**Information supplied**
§
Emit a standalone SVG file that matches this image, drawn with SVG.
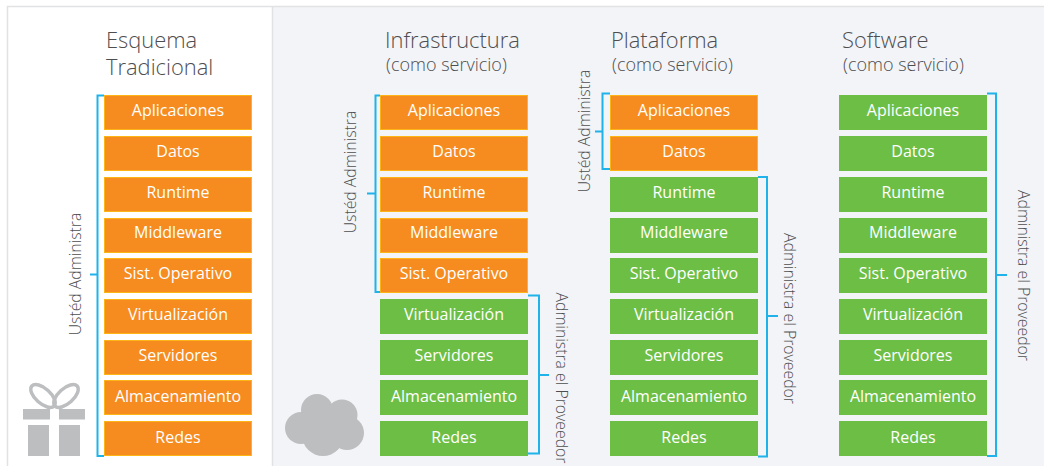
<svg xmlns="http://www.w3.org/2000/svg" width="1044" height="466" viewBox="0 0 1044 466">
<style>
text{font-family:"Open Sans","Noto Sans","Liberation Sans",sans-serif}
.o rect{fill:#f68b1f;stroke:#fdb515;stroke-width:1}
.g rect{fill:#6dbe45}
.b text{fill:#fff;font-size:16px;text-anchor:middle}
.h{fill:#4d4e50;font-size:21.900px;font-weight:300}
.s{fill:#4d4e50;font-size:18px;font-weight:300}
.v{fill:#4d4e50;font-size:15.800px;font-weight:300;text-anchor:middle}
.c{fill:none;stroke:#1fb3ea;stroke-width:2}
.i{fill:#bcbec0}
</style>
<rect width="1044" height="466" fill="#fff"/>
<rect x="272" y="6" width="772" height="460" fill="#f3f4f7"/>
<path d="M7.500 466V6.500H1044M272.500 6V466" fill="none" stroke="#e1e2e4" stroke-width="1.500"/>
<g id="connectors" class="c">
<path d="M104 95.500H97.500V456H104M97.500 274.500H90"/>
<path d="M380 95.500H375.500V292H380M375.500 193.500H367"/>
<path d="M528 295.500H539V453.500H528M539 375H549"/>
<path d="M610 93.500H602.500V169H610M602.500 131.500H595"/>
<path d="M758 177H767V456.500H758M767 316H778"/>
<path d="M987 93.500H996V456H987M996 275H1007"/>
</g>
<g id="col1-title"><text class="h" x="106" y="48">Esquema</text><text class="h" x="106" y="75">Tradicional</text></g>
<g id="col2-title"><text class="h" x="385" y="48">Infrastructura</text><text class="s" x="386" y="71">(como servicio)</text></g>
<g id="col3-title"><text class="h" x="611" y="48">Plataforma</text><text class="s" x="612" y="71">(como servicio)</text></g>
<g id="col4-title"><text class="h" x="842" y="48">Software</text><text class="s" x="843" y="71">(como servicio)</text></g>
<g id="col1" class="b o">
<g id="c1-aplicaciones"><rect x="104.500" y="95.500" width="147" height="34"/><text x="178" y="116">Aplicaciones</text></g>
<g id="c1-datos"><rect x="104.500" y="136.500" width="147" height="34"/><text x="178" y="157">Datos</text></g>
<g id="c1-runtime"><rect x="104.500" y="177.500" width="147" height="34"/><text x="178" y="198">Runtime</text></g>
<g id="c1-middleware"><rect x="104.500" y="218.500" width="147" height="34"/><text x="178" y="238">Middleware</text></g>
<g id="c1-so"><rect x="104.500" y="258.500" width="147" height="34"/><text x="178" y="279">Sist. Operativo</text></g>
<g id="c1-virt"><rect x="104.500" y="299.500" width="147" height="34"/><text x="178" y="320">Virtualización</text></g>
<g id="c1-serv"><rect x="104.500" y="340.500" width="147" height="34"/><text x="178" y="361">Servidores</text></g>
<g id="c1-alm"><rect x="104.500" y="380.500" width="147" height="34"/><text x="178" y="402">Almacenamiento</text></g>
<g id="c1-redes"><rect x="104.500" y="421.500" width="147" height="34"/><text x="178" y="443">Redes</text></g>
</g>
<g id="col2o" class="b o">
<g id="c2-aplicaciones"><rect x="380.500" y="95.500" width="147" height="34"/><text x="454" y="116">Aplicaciones</text></g>
<g id="c2-datos"><rect x="380.500" y="136.500" width="147" height="34"/><text x="454" y="157">Datos</text></g>
<g id="c2-runtime"><rect x="380.500" y="177.500" width="147" height="34"/><text x="454" y="198">Runtime</text></g>
<g id="c2-middleware"><rect x="380.500" y="218.500" width="147" height="34"/><text x="454" y="238">Middleware</text></g>
<g id="c2-so"><rect x="380.500" y="258.500" width="147" height="34"/><text x="454" y="279">Sist. Operativo</text></g>
</g>
<g id="col2g" class="b g">
<g id="c2-virt"><rect x="380" y="299" width="148" height="35"/><text x="454" y="320">Virtualización</text></g>
<g id="c2-serv"><rect x="380" y="340" width="148" height="35"/><text x="454" y="361">Servidores</text></g>
<g id="c2-alm"><rect x="380" y="380" width="148" height="35"/><text x="454" y="402">Almacenamiento</text></g>
<g id="c2-redes"><rect x="380" y="421" width="148" height="35"/><text x="454" y="443">Redes</text></g>
</g>
<g id="col3o" class="b o">
<g id="c3-aplicaciones"><rect x="610.500" y="95.500" width="147" height="34"/><text x="684" y="116">Aplicaciones</text></g>
<g id="c3-datos"><rect x="610.500" y="136.500" width="147" height="34"/><text x="684" y="157">Datos</text></g>
</g>
<g id="col3g" class="b g">
<g id="c3-runtime"><rect x="610" y="177" width="148" height="35"/><text x="684" y="198">Runtime</text></g>
<g id="c3-middleware"><rect x="610" y="218" width="148" height="35"/><text x="684" y="238">Middleware</text></g>
<g id="c3-so"><rect x="610" y="258" width="148" height="35"/><text x="684" y="279">Sist. Operativo</text></g>
<g id="c3-virt"><rect x="610" y="299" width="148" height="35"/><text x="684" y="320">Virtualización</text></g>
<g id="c3-serv"><rect x="610" y="340" width="148" height="35"/><text x="684" y="361">Servidores</text></g>
<g id="c3-alm"><rect x="610" y="380" width="148" height="35"/><text x="684" y="402">Almacenamiento</text></g>
<g id="c3-redes"><rect x="610" y="421" width="148" height="35"/><text x="684" y="443">Redes</text></g>
</g>
<g id="col4" class="b g">
<g id="c4-aplicaciones"><rect x="839" y="95" width="148" height="35"/><text x="913" y="116">Aplicaciones</text></g>
<g id="c4-datos"><rect x="839" y="136" width="148" height="35"/><text x="913" y="157">Datos</text></g>
<g id="c4-runtime"><rect x="839" y="177" width="148" height="35"/><text x="913" y="198">Runtime</text></g>
<g id="c4-middleware"><rect x="839" y="218" width="148" height="35"/><text x="913" y="238">Middleware</text></g>
<g id="c4-so"><rect x="839" y="258" width="148" height="35"/><text x="913" y="279">Sist. Operativo</text></g>
<g id="c4-virt"><rect x="839" y="299" width="148" height="35"/><text x="913" y="320">Virtualización</text></g>
<g id="c4-serv"><rect x="839" y="340" width="148" height="35"/><text x="913" y="361">Servidores</text></g>
<g id="c4-alm"><rect x="839" y="380" width="148" height="35"/><text x="913" y="402">Almacenamiento</text></g>
<g id="c4-redes"><rect x="839" y="421" width="148" height="35"/><text x="913" y="443">Redes</text></g>
</g>
<g id="labels">
<text class="v" transform="translate(81 274) rotate(-90)">Ustéd Administra</text>
<text class="v" transform="translate(356 172) rotate(-90)">Ustéd Administra</text>
<text class="v" transform="translate(590 131) rotate(-90)">Ustéd Administra</text>
<text class="v" transform="translate(556 378) rotate(90)">Administra el Proveedor</text>
<text class="v" transform="translate(784 318.500) rotate(90)">Administra el Proveedor</text>
<text class="v" transform="translate(1018 275.500) rotate(90)">Administra el Proveedor</text>
</g>
<g id="gift" class="i">
<rect x="23" y="409" width="27" height="10.500"/><rect x="59" y="409" width="26" height="10.500"/>
<rect x="28" y="425" width="21" height="31"/><rect x="59" y="425" width="21" height="31"/>
<ellipse cx="43" cy="396" rx="15" ry="7.500" transform="rotate(42 43 396)" fill="none" stroke="#bcbec0" stroke-width="3.500"/>
<ellipse cx="66" cy="396" rx="15" ry="7.500" transform="rotate(-42 66 396)" fill="none" stroke="#bcbec0" stroke-width="3.500"/>
</g>
<g id="cloud" class="i">
<circle cx="317" cy="410" r="16"/><circle cx="342" cy="415" r="15.500"/><circle cx="347" cy="433" r="17"/><circle cx="301" cy="428" r="16"/><circle cx="323" cy="435" r="21"/><circle cx="325" cy="424" r="20"/>
</g>
</svg>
§
**Stated exercise**
Reproduce the material word for word, minus the images.

**Output below**
Emit a standalone SVG file that matches this image, drawn with SVG.
<svg xmlns="http://www.w3.org/2000/svg" width="1044" height="466" viewBox="0 0 1044 466">
<style>
text{font-family:"Open Sans","Noto Sans","Liberation Sans",sans-serif}
.o rect{fill:#f68b1f;stroke:#fdb515;stroke-width:1}
.g rect{fill:#6dbe45}
.b text{fill:#fff;font-size:16px;text-anchor:middle}
.h{fill:#4d4e50;font-size:21.900px;font-weight:300}
.s{fill:#4d4e50;font-size:18px;font-weight:300}
.v{fill:#4d4e50;font-size:15.800px;font-weight:300;text-anchor:middle}
.c{fill:none;stroke:#1fb3ea;stroke-width:2}
.i{fill:#bcbec0}
</style>
<rect width="1044" height="466" fill="#fff"/>
<rect x="272" y="6" width="772" height="460" fill="#f3f4f7"/>
<path d="M7.500 466V6.500H1044M272.500 6V466" fill="none" stroke="#e1e2e4" stroke-width="1.500"/>
<g id="connectors" class="c">
<path d="M104 95.500H97.500V456H104M97.500 274.500H90"/>
<path d="M380 95.500H375.500V292H380M375.500 193.500H367"/>
<path d="M528 295.500H539V453.500H528M539 375H549"/>
<path d="M610 93.500H602.500V169H610M602.500 131.500H595"/>
<path d="M758 177H767V456.500H758M767 316H778"/>
<path d="M987 93.500H996V456H987M996 275H1007"/>
</g>
<g id="col1-title"><text class="h" x="106" y="48">Esquema</text><text class="h" x="106" y="75">Tradicional</text></g>
<g id="col2-title"><text class="h" x="385" y="48">Infrastructura</text><text class="s" x="386" y="71">(como servicio)</text></g>
<g id="col3-title"><text class="h" x="611" y="48">Plataforma</text><text class="s" x="612" y="71">(como servicio)</text></g>
<g id="col4-title"><text class="h" x="842" y="48">Software</text><text class="s" x="843" y="71">(como servicio)</text></g>
<g id="col1" class="b o">
<g id="c1-aplicaciones"><rect x="104.500" y="95.500" width="147" height="34"/><text x="178" y="116">Aplicaciones</text></g>
<g id="c1-datos"><rect x="104.500" y="136.500" width="147" height="34"/><text x="178" y="157">Datos</text></g>
<g id="c1-runtime"><rect x="104.500" y="177.500" width="147" height="34"/><text x="178" y="198">Runtime</text></g>
<g id="c1-middleware"><rect x="104.500" y="218.500" width="147" height="34"/><text x="178" y="238">Middleware</text></g>
<g id="c1-so"><rect x="104.500" y="258.500" width="147" height="34"/><text x="178" y="279">Sist. Operativo</text></g>
<g id="c1-virt"><rect x="104.500" y="299.500" width="147" height="34"/><text x="178" y="320">Virtualización</text></g>
<g id="c1-serv"><rect x="104.500" y="340.500" width="147" height="34"/><text x="178" y="361">Servidores</text></g>
<g id="c1-alm"><rect x="104.500" y="380.500" width="147" height="34"/><text x="178" y="402">Almacenamiento</text></g>
<g id="c1-redes"><rect x="104.500" y="421.500" width="147" height="34"/><text x="178" y="443">Redes</text></g>
</g>
<g id="col2o" class="b o">
<g id="c2-aplicaciones"><rect x="380.500" y="95.500" width="147" height="34"/><text x="454" y="116">Aplicaciones</text></g>
<g id="c2-datos"><rect x="380.500" y="136.500" width="147" height="34"/><text x="454" y="157">Datos</text></g>
<g id="c2-runtime"><rect x="380.500" y="177.500" width="147" height="34"/><text x="454" y="198">Runtime</text></g>
<g id="c2-middleware"><rect x="380.500" y="218.500" width="147" height="34"/><text x="454" y="238">Middleware</text></g>
<g id="c2-so"><rect x="380.500" y="258.500" width="147" height="34"/><text x="454" y="279">Sist. Operativo</text></g>
</g>
<g id="col2g" class="b g">
<g id="c2-virt"><rect x="380" y="299" width="148" height="35"/><text x="454" y="320">Virtualización</text></g>
<g id="c2-serv"><rect x="380" y="340" width="148" height="35"/><text x="454" y="361">Servidores</text></g>
<g id="c2-alm"><rect x="380" y="380" width="148" height="35"/><text x="454" y="402">Almacenamiento</text></g>
<g id="c2-redes"><rect x="380" y="421" width="148" height="35"/><text x="454" y="443">Redes</text></g>
</g>
<g id="col3o" class="b o">
<g id="c3-aplicaciones"><rect x="610.500" y="95.500" width="147" height="34"/><text x="684" y="116">Aplicaciones</text></g>
<g id="c3-datos"><rect x="610.500" y="136.500" width="147" height="34"/><text x="684" y="157">Datos</text></g>
</g>
<g id="col3g" class="b g">
<g id="c3-runtime"><rect x="610" y="177" width="148" height="35"/><text x="684" y="198">Runtime</text></g>
<g id="c3-middleware"><rect x="610" y="218" width="148" height="35"/><text x="684" y="238">Middleware</text></g>
<g id="c3-so"><rect x="610" y="258" width="148" height="35"/><text x="684" y="279">Sist. Operativo</text></g>
<g id="c3-virt"><rect x="610" y="299" width="148" height="35"/><text x="684" y="320">Virtualización</text></g>
<g id="c3-serv"><rect x="610" y="340" width="148" height="35"/><text x="684" y="361">Servidores</text></g>
<g id="c3-alm"><rect x="610" y="380" width="148" height="35"/><text x="684" y="402">Almacenamiento</text></g>
<g id="c3-redes"><rect x="610" y="421" width="148" height="35"/><text x="684" y="443">Redes</text></g>
</g>
<g id="col4" class="b g">
<g id="c4-aplicaciones"><rect x="839" y="95" width="148" height="35"/><text x="913" y="116">Aplicaciones</text></g>
<g id="c4-datos"><rect x="839" y="136" width="148" height="35"/><text x="913" y="157">Datos</text></g>
<g id="c4-runtime"><rect x="839" y="177" width="148" height="35"/><text x="913" y="198">Runtime</text></g>
<g id="c4-middleware"><rect x="839" y="218" width="148" height="35"/><text x="913" y="238">Middleware</text></g>
<g id="c4-so"><rect x="839" y="258" width="148" height="35"/><text x="913" y="279">Sist. Operativo</text></g>
<g id="c4-virt"><rect x="839" y="299" width="148" height="35"/><text x="913" y="320">Virtualización</text></g>
<g id="c4-serv"><rect x="839" y="340" width="148" height="35"/><text x="913" y="361">Servidores</text></g>
<g id="c4-alm"><rect x="839" y="380" width="148" height="35"/><text x="913" y="402">Almacenamiento</text></g>
<g id="c4-redes"><rect x="839" y="421" width="148" height="35"/><text x="913" y="443">Redes</text></g>
</g>
<g id="labels">
<text class="v" transform="translate(81 274) rotate(-90)">Ustéd Administra</text>
<text class="v" transform="translate(356 172) rotate(-90)">Ustéd Administra</text>
<text class="v" transform="translate(590 131) rotate(-90)">Ustéd Administra</text>
<text class="v" transform="translate(556 378) rotate(90)">Administra el Proveedor</text>
<text class="v" transform="translate(784 318.500) rotate(90)">Administra el Proveedor</text>
<text class="v" transform="translate(1018 275.500) rotate(90)">Administra el Proveedor</text>
</g>
<g id="gift" class="i">
<rect x="23" y="409" width="27" height="10.500"/><rect x="59" y="409" width="26" height="10.500"/>
<rect x="28" y="425" width="21" height="31"/><rect x="59" y="425" width="21" height="31"/>
<ellipse cx="43" cy="396" rx="15" ry="7.500" transform="rotate(42 43 396)" fill="none" stroke="#bcbec0" stroke-width="3.500"/>
<ellipse cx="66" cy="396" rx="15" ry="7.500" transform="rotate(-42 66 396)" fill="none" stroke="#bcbec0" stroke-width="3.500"/>
</g>
<g id="cloud" class="i">
<circle cx="317" cy="410" r="16"/><circle cx="342" cy="415" r="15.500"/><circle cx="347" cy="433" r="17"/><circle cx="301" cy="428" r="16"/><circle cx="323" cy="435" r="21"/><circle cx="325" cy="424" r="20"/>
</g>
</svg>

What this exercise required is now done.